Transcribe every line from the top down to the line with "b_rho = [0.18, 0.35, 0.42, 0.47, 0.48, 0.32]", both ends included, but not the pictures.

__PROVIDED DATA__.
## Begin

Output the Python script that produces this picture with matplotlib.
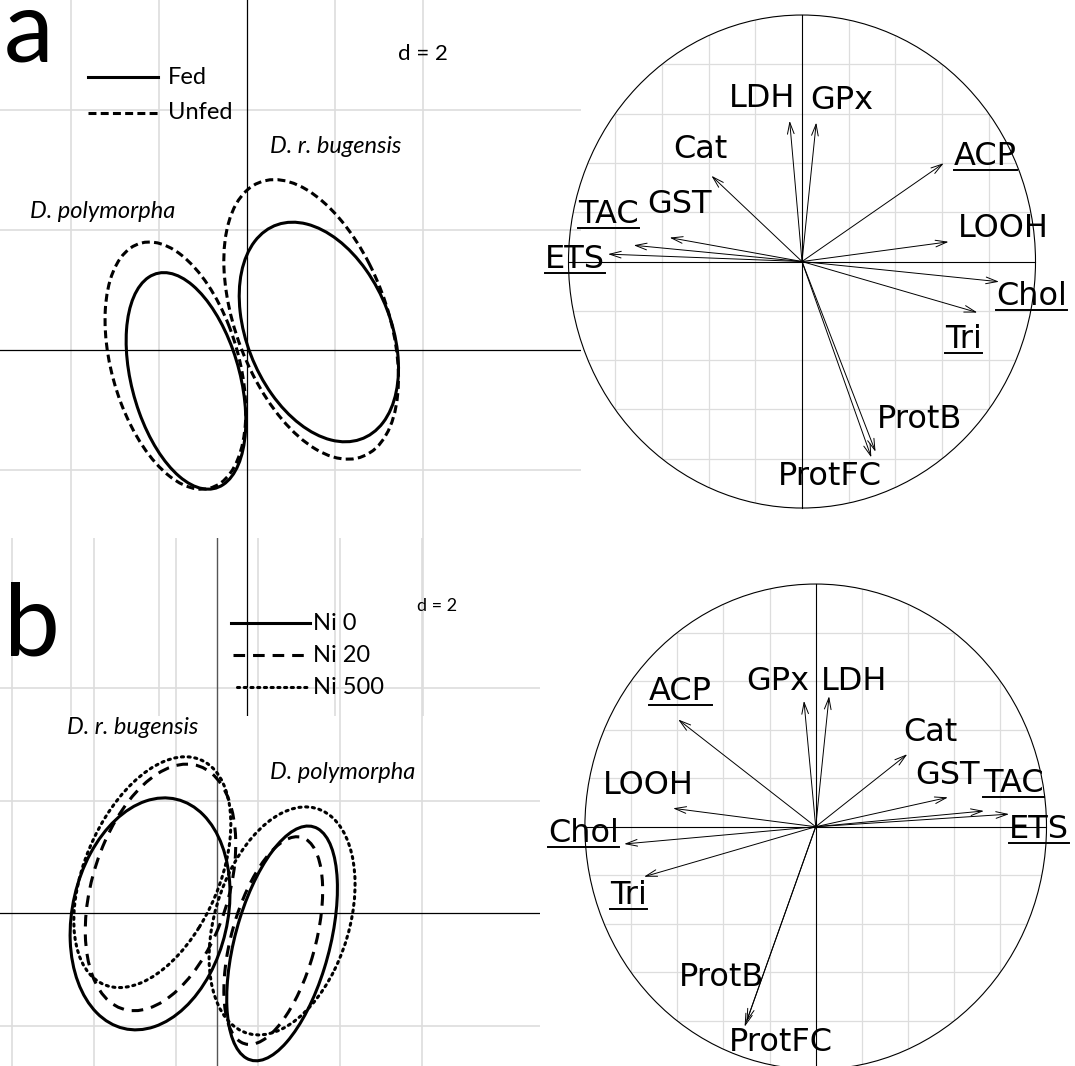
import numpy as np
import matplotlib
matplotlib.use('agg')
import matplotlib.pyplot as plt
from matplotlib.patches import Ellipse
from matplotlib.lines import Line2D
from matplotlib.transforms import IdentityTransform, offset_copy

# ---- panel a: class ellipses (centre x, centre y, half-width, half-height, correlation)
a_groups = ['D. polymorpha', 'D. polymorpha', 'D. r. bugensis', 'D. r. bugensis']
a_feeding = ['Fed', 'Unfed', 'Fed', 'Unfed']
a_cx = [-1.38, -1.62, 1.64, 1.465]
a_cy = [-0.515, -0.26, 0.30, 0.51]
a_sx = [1.36, 1.60, 1.81, 1.985]
a_sy = [1.805, 2.06, 1.83, 2.33]
a_rho = [-0.37, -0.37, -0.33, -0.42]

# ---- panel b: class ellipses
b_groups = ['D. r. bugensis'] * 3 + ['D. polymorpha'] * 3
b_nickel = ['Ni 0', 'Ni 20', 'Ni 500', 'Ni 0', 'Ni 20', 'Ni 500']
b_cx = [-1.64, -1.385, -1.585, 1.58, 1.365, 1.58]
b_cy = [-0.01, 0.46, 0.73, -0.535, -0.485, -0.135]
b_sx = [1.95, 1.835, 1.915, 1.35, 1.205, 1.78]
b_sy = [2.06, 2.19, 2.05, 2.085, 1.845, 2.025]
b_rho = [0.18, 0.35, 0.42, 0.47, 0.48, 0.32]

# ---- correlation circles: variable loadings
variables = ['LDH', 'GPx', 'Cat', 'ACP', 'GST', 'TAC', 'ETS', 'LOOH',
             'Chol', 'Tri', 'ProtB', 'ProtFC']
underlined = ['ACP', 'TAC', 'ETS', 'Chol', 'Tri']
a_load_x = [-0.053, 0.061, -0.388, 0.607, -0.567, -0.721, -0.831, 0.628,
            0.844, 0.751, 0.315, 0.297]
a_load_y = [0.571, 0.564, 0.348, 0.399, 0.097, 0.066, 0.030, 0.080,
            -0.082, -0.207, -0.772, -0.795]
b_load_x = [0.058, -0.051, 0.397, -0.596, 0.573, 0.729, 0.838, -0.618,
            -0.830, -0.744, -0.300, -0.308]
b_load_y = [0.538, 0.519, 0.299, 0.442, 0.121, 0.065, 0.052, 0.076,
            -0.071, -0.206, -0.804, -0.824]

# label placement (centre of capitals) in the circles
a_lab_x = [-0.171, 0.172, -0.436, 0.786, -0.524, -0.829, -0.974, 0.862,
           0.982, 0.692, 0.502, 0.118]
a_lab_y = [0.672, 0.665, 0.468, 0.440, 0.243, 0.202, 0.019, 0.145,
           -0.128, -0.305, -0.628, -0.859]
b_lab_x = [0.167, -0.163, 0.496, -0.587, 0.570, 0.858, 0.968, -0.726,
           -1.006, -0.811, -0.409, -0.151]
b_lab_y = [0.611, 0.611, 0.402, 0.570, 0.222, 0.189, 0.003, 0.182,
           -0.017, -0.271, -0.608, -0.876]

GRID = '#dddddd'
CAL = ['Lato', 'DejaVu Sans']
W, H = 1075.0, 1066.0

styles = {
    'Fed': '-', 'Unfed': (0, (2.6, 1.4)),
    'Ni 0': '-', 'Ni 20': (0, (3.8, 2.6)), 'Ni 500': (0, (0.7, 1.5)),
}


def class_ellipse(ax, cx, cy, sx, sy, rho, ls):
    cov = np.array([[sx * sx, rho * sx * sy], [rho * sx * sy, sy * sy]])
    vals, vecs = np.linalg.eigh(cov)
    ang = np.degrees(np.arctan2(vecs[1, 1], vecs[0, 1]))
    e = Ellipse((cx, cy), 2 * np.sqrt(vals[1]), 2 * np.sqrt(vals[0]), angle=ang,
                fill=False, lw=2.2, ls=ls, color='black', zorder=3)
    if ls != '-' and ls[1][0] < 1:
        e.set_capstyle('round')
    ax.add_patch(e)


def px_axes(fig, left, top, width, height):
    return fig.add_axes([left / W, 1 - (top + height) / H, width / W, height / H])


def corr_circle(fig, rect, lx, ly, tx, ty):
    ax = px_axes(fig, *rect)
    ax.set_xlim(-1.2, 1.2)
    ax.set_ylim(-1.05, 1.05)
    ax.axis('off')
    ax.patch.set_alpha(0)
    circ = Ellipse((0, 0), 2, 2, fill=False, lw=0.8, color='black', zorder=2)
    ax.add_patch(circ)
    for g in [-0.8, -0.6, -0.4, -0.2, 0.2, 0.4, 0.6, 0.8]:
        ax.axvline(g, color=GRID, lw=0.9, zorder=0).set_clip_path(circ)
        ax.axhline(g, color=GRID, lw=0.9, zorder=0).set_clip_path(circ)
    ax.plot([-1, 1], [0, 0], color='black', lw=0.8, zorder=1)
    ax.plot([0, 0], [-1, 1], color='black', lw=0.8, zorder=1)
    for x, y in zip(lx, ly):
        ax.annotate('', xy=(x, y), xytext=(0, 0),
                    arrowprops=dict(arrowstyle='->,head_length=0.55,head_width=0.16',
                                    lw=0.7, color='black', shrinkA=0, shrinkB=0,
                                    mutation_scale=15))
    tr = offset_copy(ax.transData, fig=fig, y=-11.5, units='dots')
    texts = []
    for name, x, y in zip(variables, tx, ty):
        t = ax.text(x, y, name, transform=tr, ha='center', va='baseline',
                    fontsize=23, family='DejaVu Sans', zorder=4)
        if name in underlined:
            texts.append(t)
    return texts


fig = plt.figure(figsize=(W / 100, H / 100), dpi=100)

# ---------------- panel a, ellipses
ax = px_axes(fig, 0, 0, 581, 715.7)
ax.set_xlim(-246.7 / 44, (581 - 246.7) / 44)
ax.set_ylim((350 - 715.7) / 60, 350 / 60)
ax.axis('off')
for g in [-4, -2, 2, 4]:
    ax.axvline(g, color=GRID, lw=1.2, zorder=0)
for g in [-2, 2, 4]:
    ax.axhline(g, color=GRID, lw=1.2, zorder=0)
ax.axhline(0, color='black', lw=0.9, zorder=1)
ax.axvline(0, color='black', lw=0.9, zorder=1)
for i in range(len(a_cx)):
    class_ellipse(ax, a_cx[i], a_cy[i], a_sx[i], a_sy[i], a_rho[i], styles[a_feeding[i]])
for lab, y_line, y_txt in [('Fed', 4.555, 4.433), ('Unfed', 3.95, 3.85)]:
    ax.plot([-3.607, -2.016], [y_line, y_line], color='black', lw=2.2, ls=styles[lab])
    ax.text(-1.80, y_txt, lab, fontsize=17, family=CAL, va='baseline')
ax.text(3.445, 4.833, 'd = 2', fontsize=16, family=CAL, va='baseline')
ax.text(0.53, 3.278, 'D. r. bugensis', fontsize=17, family=CAL, style='italic', va='baseline')
ax.text(-4.925, 2.195, 'D. polymorpha', fontsize=17, family=CAL, style='italic', va='baseline')

# ---------------- panel b, ellipses
ax = px_axes(fig, 0, 537.7, 540, H - 537.7)
ax.set_xlim(-217.3 / 41, (540 - 217.3) / 41)
ax.set_ylim((913.3 - H) / 56.3, (913.3 - 537.7) / 56.3)
ax.axis('off')
ax.patch.set_alpha(0)
for g in [-5, -3, -1, 1, 3, 5]:
    ax.axvline(g, color=GRID, lw=1.2, zorder=0)
for g in [-2, 2, 4]:
    ax.axhline(g, color=GRID, lw=1.2, zorder=0)
ax.axhline(0, color='black', lw=0.9, zorder=1)
ax.axvline(0, color='#555555', lw=1.0, zorder=1)
for i in range(len(b_cx)):
    class_ellipse(ax, b_cx[i], b_cy[i], b_sx[i], b_sy[i], b_rho[i], styles[b_nickel[i]])
for lab, x0, y_line, y_txt in [('Ni 0', 0.334, 5.163, 5.032),
                               ('Ni 20', 0.39, 4.588, 4.458),
                               ('Ni 500', 0.473, 4.014, 3.890)]:
    ln, = ax.plot([x0, 2.25], [y_line, y_line], color='black', lw=2.2, ls=styles[lab])
    if lab == 'Ni 500':
        ln.set_dash_capstyle('round')
    ax.text(2.341, y_txt, lab, fontsize=17, family=CAL, va='baseline')
ax.text(4.863, 5.369, 'd = 2', fontsize=13, family=CAL, va='baseline')
ax.text(-3.673, 3.179, 'D. r. bugensis', fontsize=17, family=CAL, style='italic', va='baseline')
ax.text(1.285, 2.385, 'D. polymorpha', fontsize=17, family=CAL, style='italic', va='baseline')

# ---------------- correlation circles
ul = corr_circle(fig, (521.8, 2.7, 560.4, 517.65), a_load_x, a_load_y, a_lab_x, a_lab_y)
ul += corr_circle(fig, (538.75, 571.9, 553.9, 509.7), b_load_x, b_load_y, b_lab_x, b_lab_y)

fig.text(4 / W, 1 - 62 / H, 'a', fontsize=72, family=CAL, va='baseline')
fig.text(4 / W, 1 - 655 / H, 'b', fontsize=72, family=CAL, va='baseline')

# underline the labels that are underlined in the original
fig.canvas.draw()
r = fig.canvas.get_renderer()
for t in ul:
    bb = t.get_window_extent(r)
    fig.add_artist(Line2D([bb.x0, bb.x1], [bb.y0 + 2, bb.y0 + 2], lw=1.4,
                          color='black', transform=IdentityTransform()))

fig.savefig('out.png', dpi=100)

## End

__ANSWER TO THE EXERCISE__.
Output the Python script that produces this picture with matplotlib.
import numpy as np
import matplotlib
matplotlib.use('agg')
import matplotlib.pyplot as plt
from matplotlib.patches import Ellipse
from matplotlib.lines import Line2D
from matplotlib.transforms import IdentityTransform, offset_copy

# ---- panel a: class ellipses (centre x, centre y, half-width, half-height, correlation)
a_groups = ['D. polymorpha', 'D. polymorpha', 'D. r. bugensis', 'D. r. bugensis']
a_feeding = ['Fed', 'Unfed', 'Fed', 'Unfed']
a_cx = [-1.38, -1.62, 1.64, 1.465]
a_cy = [-0.515, -0.26, 0.30, 0.51]
a_sx = [1.36, 1.60, 1.81, 1.985]
a_sy = [1.805, 2.06, 1.83, 2.33]
a_rho = [-0.37, -0.37, -0.33, -0.42]

# ---- panel b: class ellipses
b_groups = ['D. r. bugensis'] * 3 + ['D. polymorpha'] * 3
b_nickel = ['Ni 0', 'Ni 20', 'Ni 500', 'Ni 0', 'Ni 20', 'Ni 500']
b_cx = [-1.64, -1.385, -1.585, 1.58, 1.365, 1.58]
b_cy = [-0.01, 0.46, 0.73, -0.535, -0.485, -0.135]
b_sx = [1.95, 1.835, 1.915, 1.35, 1.205, 1.78]
b_sy = [2.06, 2.19, 2.05, 2.085, 1.845, 2.025]
b_rho = [0.18, 0.35, 0.42, 0.47, 0.48, 0.32]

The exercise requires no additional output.